Start
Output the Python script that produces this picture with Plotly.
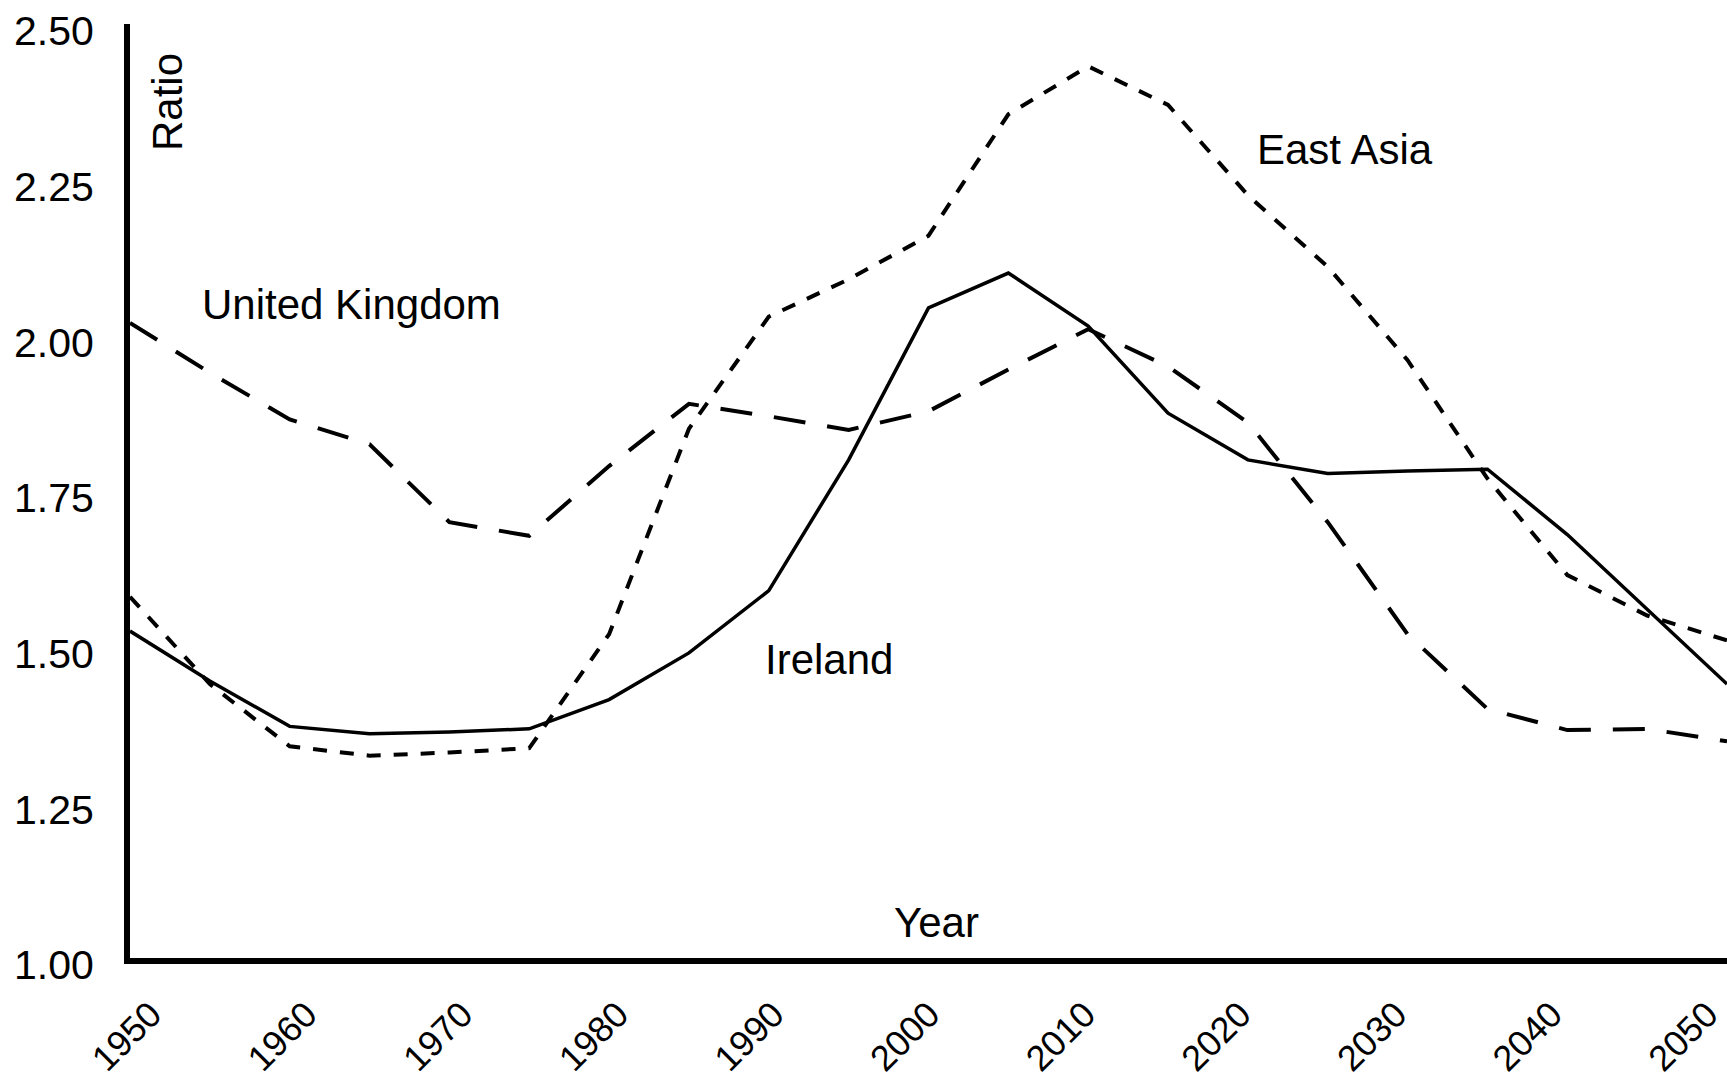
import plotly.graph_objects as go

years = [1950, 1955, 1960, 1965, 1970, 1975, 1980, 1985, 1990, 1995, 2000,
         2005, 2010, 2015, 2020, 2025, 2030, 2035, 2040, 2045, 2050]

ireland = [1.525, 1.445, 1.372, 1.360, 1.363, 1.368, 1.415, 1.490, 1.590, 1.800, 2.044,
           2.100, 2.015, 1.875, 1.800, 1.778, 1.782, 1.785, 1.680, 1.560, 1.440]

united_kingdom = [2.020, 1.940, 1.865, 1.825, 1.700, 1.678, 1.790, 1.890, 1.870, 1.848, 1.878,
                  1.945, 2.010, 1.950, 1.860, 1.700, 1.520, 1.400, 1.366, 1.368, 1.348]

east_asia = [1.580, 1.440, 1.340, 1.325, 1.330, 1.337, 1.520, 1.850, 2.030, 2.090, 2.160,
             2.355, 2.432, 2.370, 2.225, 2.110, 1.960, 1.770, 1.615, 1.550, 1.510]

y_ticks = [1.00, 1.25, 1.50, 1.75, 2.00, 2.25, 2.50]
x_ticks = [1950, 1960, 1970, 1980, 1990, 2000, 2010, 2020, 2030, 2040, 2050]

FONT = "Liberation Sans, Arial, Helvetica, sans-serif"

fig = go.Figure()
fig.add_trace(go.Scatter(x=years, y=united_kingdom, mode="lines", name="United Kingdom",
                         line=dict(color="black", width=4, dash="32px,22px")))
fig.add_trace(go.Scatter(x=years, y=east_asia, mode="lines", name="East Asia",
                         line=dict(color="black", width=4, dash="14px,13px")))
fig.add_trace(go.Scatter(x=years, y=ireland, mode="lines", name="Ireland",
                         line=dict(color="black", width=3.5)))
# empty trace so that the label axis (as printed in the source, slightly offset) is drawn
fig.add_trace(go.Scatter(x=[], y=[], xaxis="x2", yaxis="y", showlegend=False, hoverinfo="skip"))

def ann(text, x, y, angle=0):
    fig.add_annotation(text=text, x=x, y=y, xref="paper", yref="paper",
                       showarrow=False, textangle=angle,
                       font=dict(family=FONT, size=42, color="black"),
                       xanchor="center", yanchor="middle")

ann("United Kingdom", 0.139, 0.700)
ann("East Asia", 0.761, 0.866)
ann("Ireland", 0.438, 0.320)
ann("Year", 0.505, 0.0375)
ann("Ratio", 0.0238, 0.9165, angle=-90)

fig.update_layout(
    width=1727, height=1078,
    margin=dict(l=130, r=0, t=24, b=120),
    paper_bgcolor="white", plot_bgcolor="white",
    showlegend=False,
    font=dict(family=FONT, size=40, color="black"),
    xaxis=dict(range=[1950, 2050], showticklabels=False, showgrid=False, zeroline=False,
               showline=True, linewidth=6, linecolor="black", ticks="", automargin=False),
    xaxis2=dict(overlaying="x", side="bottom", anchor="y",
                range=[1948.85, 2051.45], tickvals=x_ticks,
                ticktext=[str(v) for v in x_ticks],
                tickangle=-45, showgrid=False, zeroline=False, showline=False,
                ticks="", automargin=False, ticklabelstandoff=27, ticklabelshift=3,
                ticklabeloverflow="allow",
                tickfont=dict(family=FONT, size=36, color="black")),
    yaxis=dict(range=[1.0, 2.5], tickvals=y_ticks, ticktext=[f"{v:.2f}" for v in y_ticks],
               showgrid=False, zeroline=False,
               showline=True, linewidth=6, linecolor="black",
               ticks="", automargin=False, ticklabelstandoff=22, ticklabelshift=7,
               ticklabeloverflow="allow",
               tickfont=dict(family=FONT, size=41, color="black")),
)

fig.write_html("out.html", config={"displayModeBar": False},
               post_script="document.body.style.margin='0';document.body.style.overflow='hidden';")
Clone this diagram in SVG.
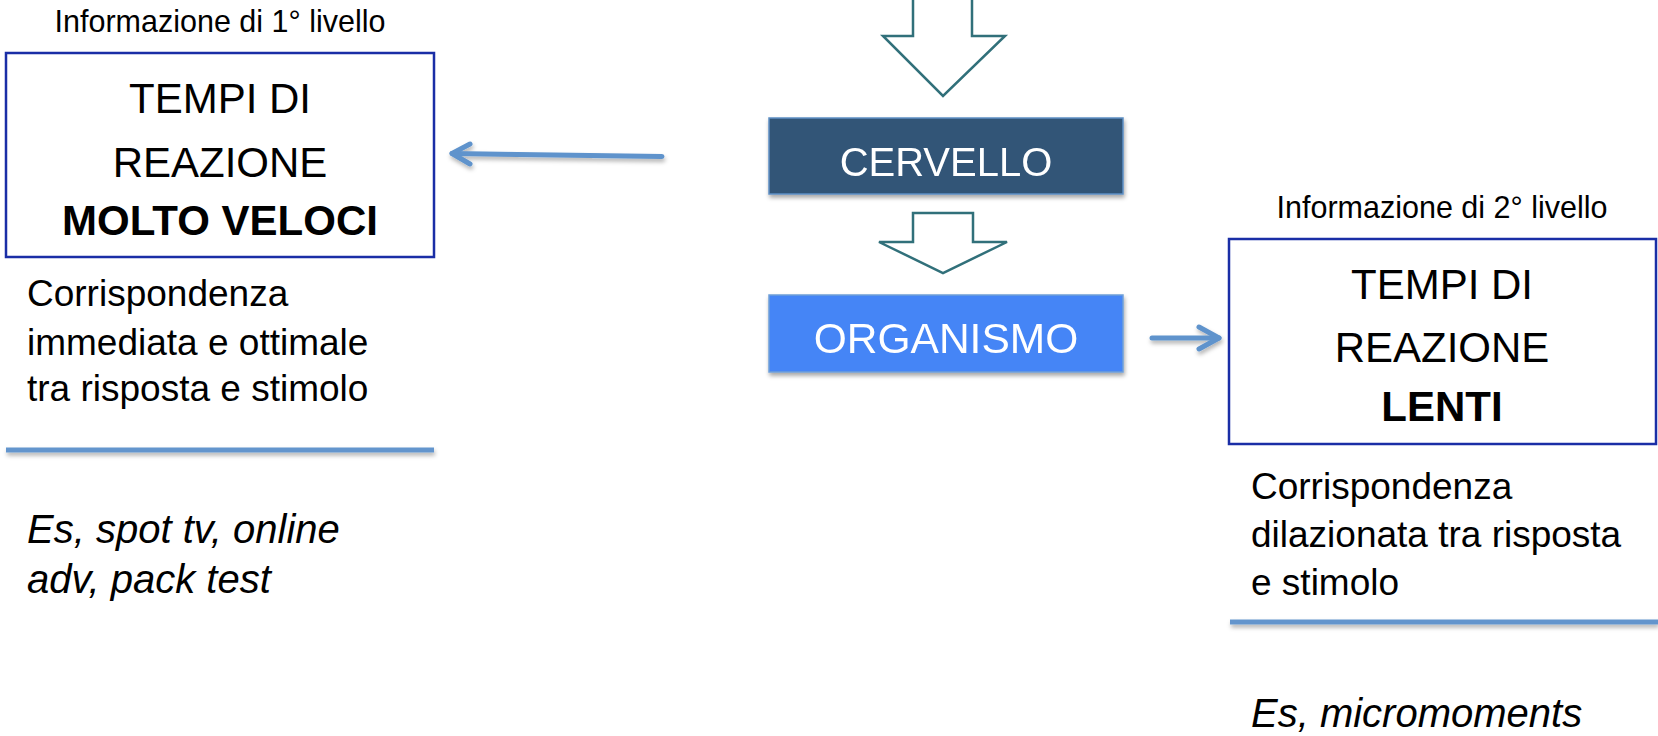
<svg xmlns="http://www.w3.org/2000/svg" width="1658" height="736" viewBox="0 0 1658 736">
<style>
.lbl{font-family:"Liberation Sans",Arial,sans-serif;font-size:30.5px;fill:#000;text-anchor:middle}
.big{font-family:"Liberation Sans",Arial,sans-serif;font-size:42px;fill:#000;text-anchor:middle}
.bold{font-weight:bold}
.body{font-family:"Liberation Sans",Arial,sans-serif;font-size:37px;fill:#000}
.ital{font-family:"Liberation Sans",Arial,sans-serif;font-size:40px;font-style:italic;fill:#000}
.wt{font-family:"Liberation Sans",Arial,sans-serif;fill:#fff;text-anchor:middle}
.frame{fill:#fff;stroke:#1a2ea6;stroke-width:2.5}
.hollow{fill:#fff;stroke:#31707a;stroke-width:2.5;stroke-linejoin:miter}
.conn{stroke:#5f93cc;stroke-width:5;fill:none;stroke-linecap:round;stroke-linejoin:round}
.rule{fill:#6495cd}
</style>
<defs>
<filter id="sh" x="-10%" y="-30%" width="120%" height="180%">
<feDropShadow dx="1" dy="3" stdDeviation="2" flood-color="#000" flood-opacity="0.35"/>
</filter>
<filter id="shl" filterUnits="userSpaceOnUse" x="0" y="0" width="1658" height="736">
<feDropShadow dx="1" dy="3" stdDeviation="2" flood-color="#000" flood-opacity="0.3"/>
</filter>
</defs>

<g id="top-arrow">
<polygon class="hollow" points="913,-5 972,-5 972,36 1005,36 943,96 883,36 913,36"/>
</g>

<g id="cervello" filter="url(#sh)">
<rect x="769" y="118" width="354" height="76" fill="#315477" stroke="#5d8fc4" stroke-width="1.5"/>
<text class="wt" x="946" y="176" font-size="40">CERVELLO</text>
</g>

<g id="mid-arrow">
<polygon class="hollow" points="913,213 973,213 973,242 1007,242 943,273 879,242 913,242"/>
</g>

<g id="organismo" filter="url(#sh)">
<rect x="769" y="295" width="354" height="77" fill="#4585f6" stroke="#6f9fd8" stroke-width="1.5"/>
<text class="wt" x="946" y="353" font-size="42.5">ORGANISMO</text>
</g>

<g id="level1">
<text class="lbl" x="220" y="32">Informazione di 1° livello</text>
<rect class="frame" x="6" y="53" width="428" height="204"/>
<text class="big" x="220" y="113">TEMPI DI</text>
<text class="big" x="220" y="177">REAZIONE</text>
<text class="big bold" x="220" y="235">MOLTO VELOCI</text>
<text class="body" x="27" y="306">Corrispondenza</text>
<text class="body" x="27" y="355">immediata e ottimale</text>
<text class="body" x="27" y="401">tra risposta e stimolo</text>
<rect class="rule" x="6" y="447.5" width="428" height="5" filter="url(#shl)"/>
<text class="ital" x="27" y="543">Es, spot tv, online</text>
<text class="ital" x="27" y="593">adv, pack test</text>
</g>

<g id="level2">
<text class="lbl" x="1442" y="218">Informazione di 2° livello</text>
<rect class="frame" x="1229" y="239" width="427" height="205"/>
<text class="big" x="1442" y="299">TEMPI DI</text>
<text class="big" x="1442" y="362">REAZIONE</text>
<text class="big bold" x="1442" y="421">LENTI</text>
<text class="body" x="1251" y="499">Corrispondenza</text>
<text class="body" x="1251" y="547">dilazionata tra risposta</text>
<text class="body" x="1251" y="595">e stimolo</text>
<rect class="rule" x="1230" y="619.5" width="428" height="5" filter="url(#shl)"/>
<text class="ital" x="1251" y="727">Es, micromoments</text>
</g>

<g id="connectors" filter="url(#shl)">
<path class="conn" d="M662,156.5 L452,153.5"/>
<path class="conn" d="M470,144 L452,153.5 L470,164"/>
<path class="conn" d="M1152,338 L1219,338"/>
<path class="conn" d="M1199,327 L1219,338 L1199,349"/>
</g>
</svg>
End
§ **Short exercise**
Give back the entries verbatim. Do not include any picture.

§ **Correct response**
Output the Python script that produces this picture with Plotly.
import plotly.graph_objects as go

years = [1950, 1955, 1960, 1965, 1970, 1975, 1980, 1985, 1990, 1995, 2000,
         2005, 2010, 2015, 2020, 2025, 2030, 2035, 2040, 2045, 2050]

ireland = [1.525, 1.445, 1.372, 1.360, 1.363, 1.368, 1.415, 1.490, 1.590, 1.800, 2.044,
           2.100, 2.015, 1.875, 1.800, 1.778, 1.782, 1.785, 1.680, 1.560, 1.440]

united_kingdom = [2.020, 1.940, 1.865, 1.825, 1.700, 1.678, 1.790, 1.890, 1.870, 1.848, 1.878,
                  1.945, 2.010, 1.950, 1.860, 1.700, 1.520, 1.400, 1.366, 1.368, 1.348]

east_asia = [1.580, 1.440, 1.340, 1.325, 1.330, 1.337, 1.520, 1.850, 2.030, 2.090, 2.160,
             2.355, 2.432, 2.370, 2.225, 2.110, 1.960, 1.770, 1.615, 1.550, 1.510]

y_ticks = [1.00, 1.25, 1.50, 1.75, 2.00, 2.25, 2.50]
x_ticks = [1950, 1960, 1970, 1980, 1990, 2000, 2010, 2020, 2030, 2040, 2050]

FONT = "Liberation Sans, Arial, Helvetica, sans-serif"

fig = go.Figure()
fig.add_trace(go.Scatter(x=years, y=united_kingdom, mode="lines", name="United Kingdom",
                         line=dict(color="black", width=4, dash="32px,22px")))
fig.add_trace(go.Scatter(x=years, y=east_asia, mode="lines", name="East Asia",
                         line=dict(color="black", width=4, dash="14px,13px")))
fig.add_trace(go.Scatter(x=years, y=ireland, mode="lines", name="Ireland",
                         line=dict(color="black", width=3.5)))
# empty trace so that the label axis (as printed in the source, slightly offset) is drawn
fig.add_trace(go.Scatter(x=[], y=[], xaxis="x2", yaxis="y", showlegend=False, hoverinfo="skip"))

def ann(text, x, y, angle=0):
    fig.add_annotation(text=text, x=x, y=y, xref="paper", yref="paper",
                       showarrow=False, textangle=angle,
                       font=dict(family=FONT, size=42, color="black"),
                       xanchor="center", yanchor="middle")

ann("United Kingdom", 0.139, 0.700)
ann("East Asia", 0.761, 0.866)
ann("Ireland", 0.438, 0.320)
ann("Year", 0.505, 0.0375)
ann("Ratio", 0.0238, 0.9165, angle=-90)

fig.update_layout(
    width=1727, height=1078,
    margin=dict(l=130, r=0, t=24, b=120),
    paper_bgcolor="white", plot_bgcolor="white",
    showlegend=False,
    font=dict(family=FONT, size=40, color="black"),
    xaxis=dict(range=[1950, 2050], showticklabels=False, showgrid=False, zeroline=False,
               showline=True, linewidth=6, linecolor="black", ticks="", automargin=False),
    xaxis2=dict(overlaying="x", side="bottom", anchor="y",
                range=[1948.85, 2051.45], tickvals=x_ticks,
                ticktext=[str(v) for v in x_ticks],
                tickangle=-45, showgrid=False, zeroline=False, showline=False,
                ticks="", automargin=False, ticklabelstandoff=27, ticklabelshift=3,
                ticklabeloverflow="allow",
                tickfont=dict(family=FONT, size=36, color="black")),
    yaxis=dict(range=[1.0, 2.5], tickvals=y_ticks, ticktext=[f"{v:.2f}" for v in y_ticks],
               showgrid=False, zeroline=False,
               showline=True, linewidth=6, linecolor="black",
               ticks="", automargin=False, ticklabelstandoff=22, ticklabelshift=7,
               ticklabeloverflow="allow",
               tickfont=dict(family=FONT, size=41, color="black")),
)

fig.write_html("out.html", config={"displayModeBar": False},
               post_script="document.body.style.margin='0';document.body.style.overflow='hidden';")
Clone this diagram in SVG.
<svg xmlns="http://www.w3.org/2000/svg" width="1658" height="736" viewBox="0 0 1658 736">
<style>
.lbl{font-family:"Liberation Sans",Arial,sans-serif;font-size:30.5px;fill:#000;text-anchor:middle}
.big{font-family:"Liberation Sans",Arial,sans-serif;font-size:42px;fill:#000;text-anchor:middle}
.bold{font-weight:bold}
.body{font-family:"Liberation Sans",Arial,sans-serif;font-size:37px;fill:#000}
.ital{font-family:"Liberation Sans",Arial,sans-serif;font-size:40px;font-style:italic;fill:#000}
.wt{font-family:"Liberation Sans",Arial,sans-serif;fill:#fff;text-anchor:middle}
.frame{fill:#fff;stroke:#1a2ea6;stroke-width:2.5}
.hollow{fill:#fff;stroke:#31707a;stroke-width:2.5;stroke-linejoin:miter}
.conn{stroke:#5f93cc;stroke-width:5;fill:none;stroke-linecap:round;stroke-linejoin:round}
.rule{fill:#6495cd}
</style>
<defs>
<filter id="sh" x="-10%" y="-30%" width="120%" height="180%">
<feDropShadow dx="1" dy="3" stdDeviation="2" flood-color="#000" flood-opacity="0.35"/>
</filter>
<filter id="shl" filterUnits="userSpaceOnUse" x="0" y="0" width="1658" height="736">
<feDropShadow dx="1" dy="3" stdDeviation="2" flood-color="#000" flood-opacity="0.3"/>
</filter>
</defs>

<g id="top-arrow">
<polygon class="hollow" points="913,-5 972,-5 972,36 1005,36 943,96 883,36 913,36"/>
</g>

<g id="cervello" filter="url(#sh)">
<rect x="769" y="118" width="354" height="76" fill="#315477" stroke="#5d8fc4" stroke-width="1.5"/>
<text class="wt" x="946" y="176" font-size="40">CERVELLO</text>
</g>

<g id="mid-arrow">
<polygon class="hollow" points="913,213 973,213 973,242 1007,242 943,273 879,242 913,242"/>
</g>

<g id="organismo" filter="url(#sh)">
<rect x="769" y="295" width="354" height="77" fill="#4585f6" stroke="#6f9fd8" stroke-width="1.5"/>
<text class="wt" x="946" y="353" font-size="42.5">ORGANISMO</text>
</g>

<g id="level1">
<text class="lbl" x="220" y="32">Informazione di 1° livello</text>
<rect class="frame" x="6" y="53" width="428" height="204"/>
<text class="big" x="220" y="113">TEMPI DI</text>
<text class="big" x="220" y="177">REAZIONE</text>
<text class="big bold" x="220" y="235">MOLTO VELOCI</text>
<text class="body" x="27" y="306">Corrispondenza</text>
<text class="body" x="27" y="355">immediata e ottimale</text>
<text class="body" x="27" y="401">tra risposta e stimolo</text>
<rect class="rule" x="6" y="447.5" width="428" height="5" filter="url(#shl)"/>
<text class="ital" x="27" y="543">Es, spot tv, online</text>
<text class="ital" x="27" y="593">adv, pack test</text>
</g>

<g id="level2">
<text class="lbl" x="1442" y="218">Informazione di 2° livello</text>
<rect class="frame" x="1229" y="239" width="427" height="205"/>
<text class="big" x="1442" y="299">TEMPI DI</text>
<text class="big" x="1442" y="362">REAZIONE</text>
<text class="big bold" x="1442" y="421">LENTI</text>
<text class="body" x="1251" y="499">Corrispondenza</text>
<text class="body" x="1251" y="547">dilazionata tra risposta</text>
<text class="body" x="1251" y="595">e stimolo</text>
<rect class="rule" x="1230" y="619.5" width="428" height="5" filter="url(#shl)"/>
<text class="ital" x="1251" y="727">Es, micromoments</text>
</g>

<g id="connectors" filter="url(#shl)">
<path class="conn" d="M662,156.5 L452,153.5"/>
<path class="conn" d="M470,144 L452,153.5 L470,164"/>
<path class="conn" d="M1152,338 L1219,338"/>
<path class="conn" d="M1199,327 L1219,338 L1199,349"/>
</g>
</svg>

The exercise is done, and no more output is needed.